Here are a few recent items related to electronic privacy that may interest Grits readers:
Check out a recent GAO report titled, "
Information Resellers: Consumer Privacy Framework Needs to Reflect Changes in Technology and Marketplace" (pdf). Regarding location information, which has been a focus on this blog, GAO found that apart from a law regulating information about young children, "No federal privacy laws that we evaluated ... expressly address location data, location-based technology, and consumer privacy." (Texas
came close to passing a statute this year regulating location data and several
other states have
done so since then.) The GAO report noted in passing that "In 2010, [the federal Department of] Commerce recommended that the Administration review [the Electronic Communications Privacy Act] to address privacy protection of location-based services." (Those interested can
view that report here.)
Regrettably, while the GAO report included some discussion of the privacy
implications for consumer information shared with third parties, it
utterly failed to address the Fourth Amendment implications of the
third-party doctrine as it applies to law enforcement accessing consumer data held by vendors. Meanwhile, the Obama Administration continues to apply a sweeping interpretation of the 1979 US Supreme Court case, Smith v. Maryland, to claim that consumers have no significant privacy interests once data from their computer or smart phone is shared with a third-party vendor. For example, ACLU's
Free Future blog has a post detailing the feds' arguments for allowing the Drug Enforcement Agency to access a massive database of phone calls maintained by ATT, apparently part of the "Hemisphere" program which was recently revealed in
reporting at the New York Times. According to the civil liberties group:
The government relies on a 1979 case, Smith v. Maryland,
to argue that people have no reasonable expectation of privacy in their
phone records under the Fourth Amendment. But that case involved
collection of just a few days’ worth of dialing information about a
single phone. Hemisphere involves searching a database containing
billions or trillions of phone records and analyzing individuals’
communications over an extended period of time. The Smith opinion simply can’t justify the kind of mass surveillance the government is engaged in now.
The sweeping implications of court-created exceptions to the Fourth Amendment authored in Smith v. Maryland cannot be overstated in the wake of the technological revolution witnessed in the 21st century. Offering just a glimmer of hope on that score, computer security guru
Bruce Schneier recently suggested that "the
public/private surveillance partnership
between the NSA and corporate data collectors is starting to fray. The
reason is sunlight. The publicity resulting from the Snowden documents
has made companies think twice before allowing the NSA access to their
users' and customers' data."
Finally, Truthout published an
interesting item by Michael Boldin, executive director of the Tenth Amendment Center, posting the question, "How can the states provide Fourth Amendment protection against the NSA?" Boldin suggests that states could rely upon a longstanding legal principle called the anticommandeering doctrine" to potentially thwart mass surveillance of Americans by the NSA. In essence, "This means the federal government cannot require a state to carry out
federal acts.
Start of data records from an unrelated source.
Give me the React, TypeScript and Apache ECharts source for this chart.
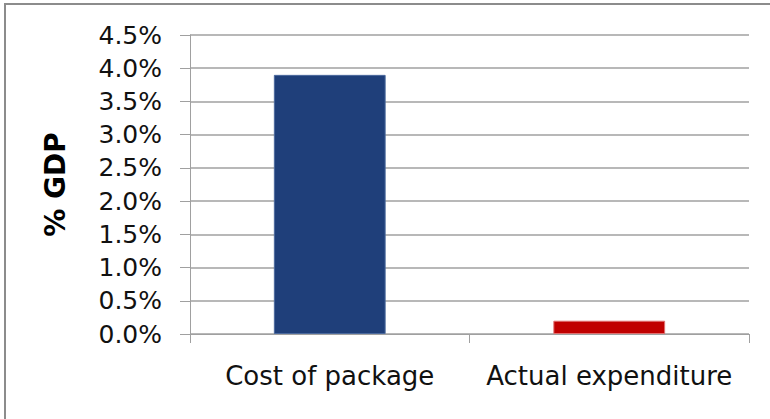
import React, { useEffect, useRef } from "react";
import * as echarts from "echarts";

// Fiscal stimulus: announced package cost vs. what was actually spent (% of GDP)
const categories = ["Cost of package", "Actual expenditure"];
const values = [3.9, 0.2];
const barColors = ["#1F3F7A", "#C00000"];
const barEdges = ["#4C6A9E", "#E07070"];
const yMin = 0;
const yMax = 4.5;
const yStep = 0.5;

export default function App() {
  const ref = useRef<HTMLDivElement>(null);

  useEffect(() => {
    if (!ref.current) return;
    const chart = echarts.init(ref.current, undefined, { renderer: "svg" });
    const font = "'DejaVu Sans', Verdana, sans-serif";
    chart.setOption({
      animation: false,
      backgroundColor: "#FFFFFF",
      grid: { left: 190, right: 21, top: 35, bottom: 85, containLabel: false },
      graphic: [
        {
          type: "rect",
          shape: { x: 5, y: 4, width: 900, height: 600 },
          style: { fill: "none", stroke: "#8C8C8C", lineWidth: 2 },
          silent: true,
        },
      ],
      xAxis: {
        type: "category",
        data: categories,
        boundaryGap: true,
        axisLine: { show: true, lineStyle: { color: "#A0A0A0", width: 1 } },
        axisTick: { show: true, alignWithLabel: false, length: 9, lineStyle: { color: "#A0A0A0" } },
        axisLabel: { color: "#111111", fontFamily: font, fontSize: 26, margin: 29, interval: 0 },
        splitLine: { show: false },
      },
      yAxis: {
        type: "value",
        min: yMin,
        max: yMax,
        interval: yStep,
        name: "% GDP",
        nameLocation: "middle",
        nameRotate: 90,
        nameGap: 121,
        nameTextStyle: { color: "#000000", fontFamily: font, fontSize: 28, fontWeight: "bold" },
        axisLine: { show: true, lineStyle: { color: "#A0A0A0", width: 1 } },
        axisTick: { show: true, length: 10, lineStyle: { color: "#A0A0A0" } },
        axisLabel: {
          color: "#111111",
          fontFamily: font,
          fontSize: 25,
          margin: 28,
          formatter: (v: number) => v.toFixed(1) + "%",
        },
        splitLine: { show: true, lineStyle: { color: "#A0A0A0", width: 1.5 } },
      },
      series: [
        {
          type: "bar",
          barWidth: "40%",
          data: values.map((v, i) => ({
            value: v,
            itemStyle: { color: barColors[i], borderColor: barEdges[i], borderWidth: 1 },
          })),
        },
      ],
    });
    return () => chart.dispose();
  }, []);

  return (
    <div
      ref={ref}
      style={{ position: "fixed", left: 0, top: 0, width: 770, height: 419, background: "#fff" }}
    />
  );
}
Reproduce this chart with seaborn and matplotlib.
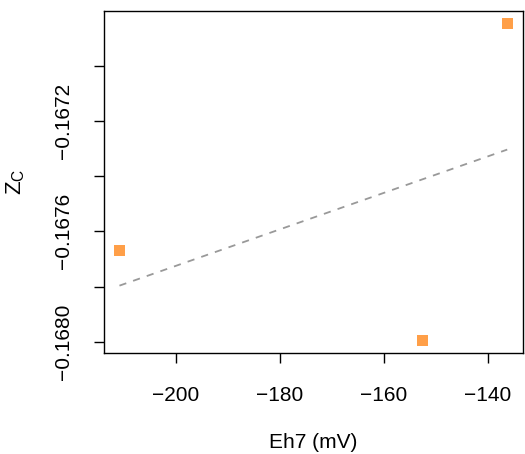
import numpy as np
import pandas as pd
import matplotlib
matplotlib.use("Agg")
import matplotlib.pyplot as plt
import seaborn as sns

# Data
eh7 = [-210.85, -152.5, -136.3]
zc = [-0.16767, -0.167994, -0.166847]
xticks = [-200, -180, -160, -140]
yticks = [-0.1680, -0.1678, -0.1676, -0.1674, -0.1672, -0.1670]
ylabels = ["\u22120.1680", "", "\u22120.1676", "", "\u22120.1672", ""]

df = pd.DataFrame({"eh7": eh7, "zc": zc})

sns.set_style("ticks")
plt.rcParams["font.family"] = ["Liberation Sans", "DejaVu Sans"]
plt.rcParams["mathtext.fontset"] = "custom"
plt.rcParams["mathtext.rm"] = "Liberation Sans"
plt.rcParams["axes.unicode_minus"] = True
plt.rcParams["text.color"] = "black"
plt.rcParams["axes.labelcolor"] = "black"
plt.rcParams["xtick.color"] = "black"
plt.rcParams["ytick.color"] = "black"

fig = plt.figure(figsize=(5.25, 4.54), dpi=100)
ax = fig.add_axes([0.198, 0.2231, 0.7977, 0.7527])

sns.regplot(data=df, x="eh7", y="zc", ax=ax, ci=None, scatter=False,
            truncate=True,
            line_kws={"color": "#999999", "linestyle": (0, (4, 4)), "linewidth": 1.3})
sns.scatterplot(data=df, x="eh7", y="zc", ax=ax, marker="s", s=62,
                color="#FF9F48", edgecolor="none", zorder=3)

# R-style 4% padding
xr = max(eh7) - min(eh7)
yr = max(zc) - min(zc)
ax.set_xlim(min(eh7) - 0.04 * xr, max(eh7) + 0.04 * xr)
ax.set_ylim(min(zc) - 0.04 * yr, max(zc) + 0.04 * yr)

ax.set_xticks(xticks)
ax.set_xticklabels(["\u2212%d" % abs(v) for v in xticks])
ax.set_yticks(yticks)
ax.set_yticklabels(ylabels, rotation=90, va="center")

ax.tick_params(axis="both", length=7, width=1.0, color="black",
               labelsize=15, labelcolor="black")
ax.tick_params(axis="x", pad=17)
ax.tick_params(axis="y", pad=15)
for s in ax.spines.values():
    s.set_linewidth(1.0)
    s.set_color("black")

ax.set_xlabel("Eh7 (mV)", fontsize=15, labelpad=20)
ax.set_ylabel(r"$\mathrm{Z}_\mathrm{C}$", fontsize=16, labelpad=20)

fig.savefig("out.png", dpi=100)
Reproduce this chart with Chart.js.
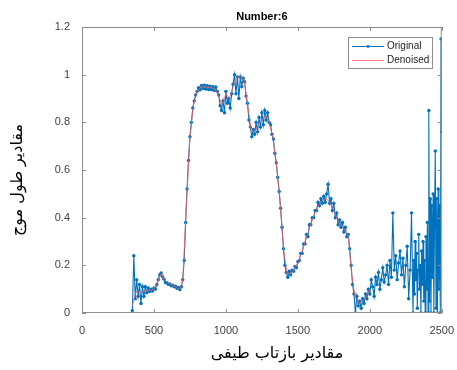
<!DOCTYPE html>
<html>
<head>
<meta charset="utf-8">
<script src="https://cdn.jsdelivr.net/npm/chart.js@4.4.1/dist/chart.umd.min.js"></script>
<style>
  html, body { margin: 0; background: #fff; }
  #wrap { width: 457px; height: 370px; }
</style>
</head>
<body>
<div id="wrap"><canvas id="c"></canvas></div>
<script>
// sampling grids (wavelength positions)
const origStart = 350, origStep = 10;      // 350 .. 2290
const tailStart = 2300, tailStep = 5;      // 2300 .. 2500
const denStart = 350, denStep = 25;        // 350 .. 2000

// Original signal
const originalMain = [
  0.01, 0.24, 0.06, 0.14, 0.07, 0.12, 0.04, 0.11, 0.07, 0.11,
  0.085, 0.105, 0.09, 0.10, 0.092, 0.105, 0.10, 0.12, 0.14, 0.16,
  0.168, 0.152, 0.142, 0.128, 0.127, 0.12, 0.122, 0.114, 0.117, 0.11,
  0.112, 0.104, 0.107, 0.098, 0.11, 0.14, 0.22, 0.38, 0.52, 0.64,
  0.74, 0.80, 0.86, 0.89, 0.915, 0.93, 0.945, 0.936, 0.955, 0.942,
  0.956, 0.94, 0.954, 0.938, 0.952, 0.937, 0.95, 0.934, 0.948, 0.93,
  0.915, 0.87, 0.85, 0.89, 0.84, 0.93, 0.88, 0.90, 0.86, 0.92,
  0.96, 1.00, 0.92, 0.99, 0.90, 0.99, 0.95, 0.985, 0.97, 0.91,
  0.88, 0.81, 0.78, 0.74, 0.77, 0.75, 0.80, 0.76, 0.82, 0.78,
  0.84, 0.79, 0.85, 0.81, 0.84, 0.80, 0.79, 0.75, 0.73, 0.67,
  0.63, 0.57, 0.51, 0.44, 0.36, 0.27, 0.20, 0.17, 0.15, 0.175,
  0.16, 0.18, 0.175, 0.195, 0.19, 0.215, 0.22, 0.25, 0.25, 0.29,
  0.29, 0.33, 0.32, 0.37, 0.37, 0.40, 0.40, 0.43, 0.43, 0.465,
  0.45, 0.48, 0.46, 0.49, 0.465, 0.50, 0.54, 0.46, 0.48, 0.43,
  0.46, 0.40, 0.42, 0.37, 0.39, 0.36, 0.38, 0.34, 0.36, 0.32,
  0.33, 0.27, 0.20, 0.12, 0.08, 0.00, 0.07, 0.03, 0.05, 0.02,
  0.06, 0.04, 0.08, 0.06, 0.10, 0.08, 0.14, 0.11, 0.07, 0.15,
  0.12, 0.17, 0.10, 0.14, 0.19, 0.13, 0.16, 0.20, 0.12, 0.22,
  0.15, 0.42, 0.18, 0.24, 0.14, 0.21, 0.26, 0.16, 0.23, 0.11,
  0.20, 0.28, 0.06, 0.18, 0.42
];
const originalTail = [
  0.00, 0.22, 0.08, 0.30, 0.14, 0.25, 0.02, 0.18, 0.33, 0.10,
  0.20, 0.00, 0.26, 0.12, 0.30, 0.05, 0.22, 0.00, 0.32, 0.10,
  0.38, 0.00, 0.85, 0.05, 0.48, 0.00, 0.45, 0.15, 0.50, 0.00,
  0.40, 0.68, 0.02, 0.48, 0.00, 0.52, 0.10, 0.45, 0.00, 1.15,
  0.76
];

// Denoised signal
const denoised = [
  0.03, 0.09, 0.085, 0.09, 0.095, 0.095, 0.10, 0.13, 0.165, 0.14,
  0.125, 0.117, 0.11, 0.10, 0.13, 0.45, 0.74, 0.875, 0.93, 0.947,
  0.95, 0.948, 0.945, 0.94, 0.91, 0.87, 0.92, 0.90, 0.95, 0.99,
  0.99, 0.98, 0.88, 0.77, 0.76, 0.79, 0.81, 0.83, 0.80, 0.74,
  0.63, 0.48, 0.27, 0.165, 0.165, 0.185, 0.21, 0.25, 0.30, 0.345,
  0.39, 0.43, 0.46, 0.475, 0.48, 0.46, 0.43, 0.39, 0.37, 0.35,
  0.32, 0.16, 0.06, 0.04, 0.05, 0.07, 0.10
];

const xTicks = [0, 500, 1000, 1500, 2000, 2500];
const yTicks = [0, 0.2, 0.4, 0.6, 0.8, 1, 1.2];
const xLabel = 'مقادیر بازتاب طیفی';
const yLabel = 'مقادیر طول موج';

const blue = '#0072BD';
const red = 'rgba(255, 90, 90, 0.8)';

const originalPts = originalMain.map((v, i) => ({ x: origStart + i * origStep, y: v }))
  .concat(originalTail.map((v, i) => ({ x: tailStart + i * tailStep, y: v })));
const denoisedPts = denoised.map((v, i) => ({ x: denStart + i * denStep, y: v }));

// axes box, inward ticks, title, axis labels and legend drawn MATLAB style
const matlabFrame = {
  id: 'matlabFrame',
  afterDraw(chart) {
    const { ctx, chartArea: a, scales: { x, y } } = chart;
    ctx.save();
    ctx.strokeStyle = '#8c8c8c';
    ctx.lineWidth = 1;
    ctx.strokeRect(a.left + 0.5, a.top + 0.5, a.width - 1, a.height - 1);
    const L = 4;
    ctx.beginPath();
    xTicks.forEach(v => {
      const px = Math.round(x.getPixelForValue(v)) + 0.5;
      ctx.moveTo(px, a.bottom); ctx.lineTo(px, a.bottom - L);
      ctx.moveTo(px, a.top); ctx.lineTo(px, a.top + L);
    });
    yTicks.forEach(v => {
      const py = Math.round(y.getPixelForValue(v)) + 0.5;
      ctx.moveTo(a.left, py); ctx.lineTo(a.left + L, py);
      ctx.moveTo(a.right, py); ctx.lineTo(a.right - L, py);
    });
    ctx.stroke();

    // title
    ctx.fillStyle = '#000';
    ctx.font = 'bold 11px "Liberation Sans", Arial, sans-serif';
    ctx.textAlign = 'center';
    ctx.textBaseline = 'middle';
    ctx.fillText('Number:6', (a.left + a.right) / 2, 17);

    // axis labels
    ctx.font = '16px "DejaVu Sans", sans-serif';
    ctx.fillText(xLabel, 277, 354);
    ctx.save();
    ctx.translate(18, 180);
    ctx.rotate(-Math.PI / 2);
    ctx.fillText(yLabel, 0, 0);
    ctx.restore();

    // legend
    const bx = 348, by = 37, bw = 84, bh = 31;
    ctx.fillStyle = '#fff';
    ctx.fillRect(bx, by, bw, bh);
    ctx.strokeStyle = '#8c8c8c';
    ctx.strokeRect(bx + 0.5, by + 0.5, bw, bh);
    ctx.lineWidth = 1;
    ctx.strokeStyle = blue;
    ctx.beginPath(); ctx.moveTo(352, 46.5); ctx.lineTo(384, 46.5); ctx.stroke();
    ctx.fillStyle = blue;
    ctx.beginPath(); ctx.arc(368, 46.5, 1.4, 0, Math.PI * 2); ctx.fill();
    ctx.strokeStyle = red;
    ctx.beginPath(); ctx.moveTo(352, 60.5); ctx.lineTo(384, 60.5); ctx.stroke();
    ctx.fillStyle = '#222';
    ctx.font = '10px "Liberation Sans", Arial, sans-serif';
    ctx.textAlign = 'left';
    ctx.fillText('Original', 387, 46.5);
    ctx.fillText('Denoised', 387, 60.5);
    ctx.restore();
  }
};

new Chart(document.getElementById('c'), {
  type: 'line',
  data: {
    datasets: [{
      label: 'Original',
      data: originalPts,
      borderColor: blue,
      backgroundColor: blue,
      borderWidth: 1.1,
      pointRadius: 1.7,
      pointBorderWidth: 0,
      pointBackgroundColor: blue,
      tension: 0,
      order: 1
    }, {
      label: 'Denoised',
      data: denoisedPts,
      borderColor: red,
      borderWidth: 1,
      pointRadius: 0,
      tension: 0,
      order: 0
    }]
  },
  options: {
    responsive: true,
    maintainAspectRatio: false,
    animation: false,
    layout: { padding: { left: 0, right: 13, top: 27, bottom: 0 } },
    plugins: { legend: { display: false }, tooltip: { enabled: false } },
    scales: {
      x: {
        type: 'linear',
        min: 0, max: 2500,
        grid: { display: false },
        border: { display: false },
        afterFit(s) { s.height = 57; },
        afterBuildTicks(s) { s.ticks = xTicks.map(v => ({ value: v })); },
        ticks: {
          color: '#404040',
          font: { family: '"Liberation Sans", Arial, sans-serif', size: 11 },
          padding: 3,
          maxRotation: 0,
          callback: v => String(v)
        }
      },
      y: {
        min: 0, max: 1.2,
        grid: { display: false },
        border: { display: false },
        afterFit(s) { s.width = 82; },
        afterBuildTicks(s) { s.ticks = yTicks.map(v => ({ value: v })); },
        ticks: {
          color: '#404040',
          font: { family: '"Liberation Sans", Arial, sans-serif', size: 11 },
          padding: 4,
          callback: v => String(+v.toFixed(1))
        }
      }
    }
  },
  plugins: [matlabFrame]
});
</script>
</body>
</html>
The federal government can pass a law and try to enforce
it, but your state isn't required to help them." He thinks the doctrine "can have a significant impact on the NSA's ability to continue its mass-spying programs." Moreover, Texas and Utah, in particular, are in unique positions to influence these national programs because, in the middle of the last decade, the NSA maxxed out its growth potential in the Washington D.C. area, turning to those two states for expansion:
To get around the physical limitation of the amount of power required
to monitor virtually every piece of communication around the globe, the
NSA started searching for new locations with independent resources.
A location was chosen in San Antonio because of the independent power
grid in Texas. The new Utah Data Center was chosen for access to cheap
utilities, primarily water. The water-cooled supercomputers there
require 1.7 million gallons of water per day to function.
That water is being supplied by a political subdivision of the State
of Utah. Under the anticommandeering doctrine, Utah isn't required to
provide that water.
No water = No NSA data center.
Boldin's group has put forward
model legislation (pdf) called the
4th Amendment Protection Act to forbid "material support, participation or assistance, to any federal agency which claims the power, or with any federal law, rule, regulation, or order which purports to authorize the collection of electronic data or meta data of any person(s) pursuant to any action not based on a warrant that particularly describes the person(s), place(s) and thing(s) to be searched or seized." I don't know how that suggestion would jibe with existing Texas law regarding provision of electrical power, but it's a bold and fascinating proposal. Argued Boldin:
This same process was used effectively by northern abolitionists in
resistance to the Fugitive Slave Act of 1850. Today, states like
Washington and Colorado are helping end the war on cannabis by refusing
to comply with federal prohibition.
We should follow their courageous path against the NSA as well.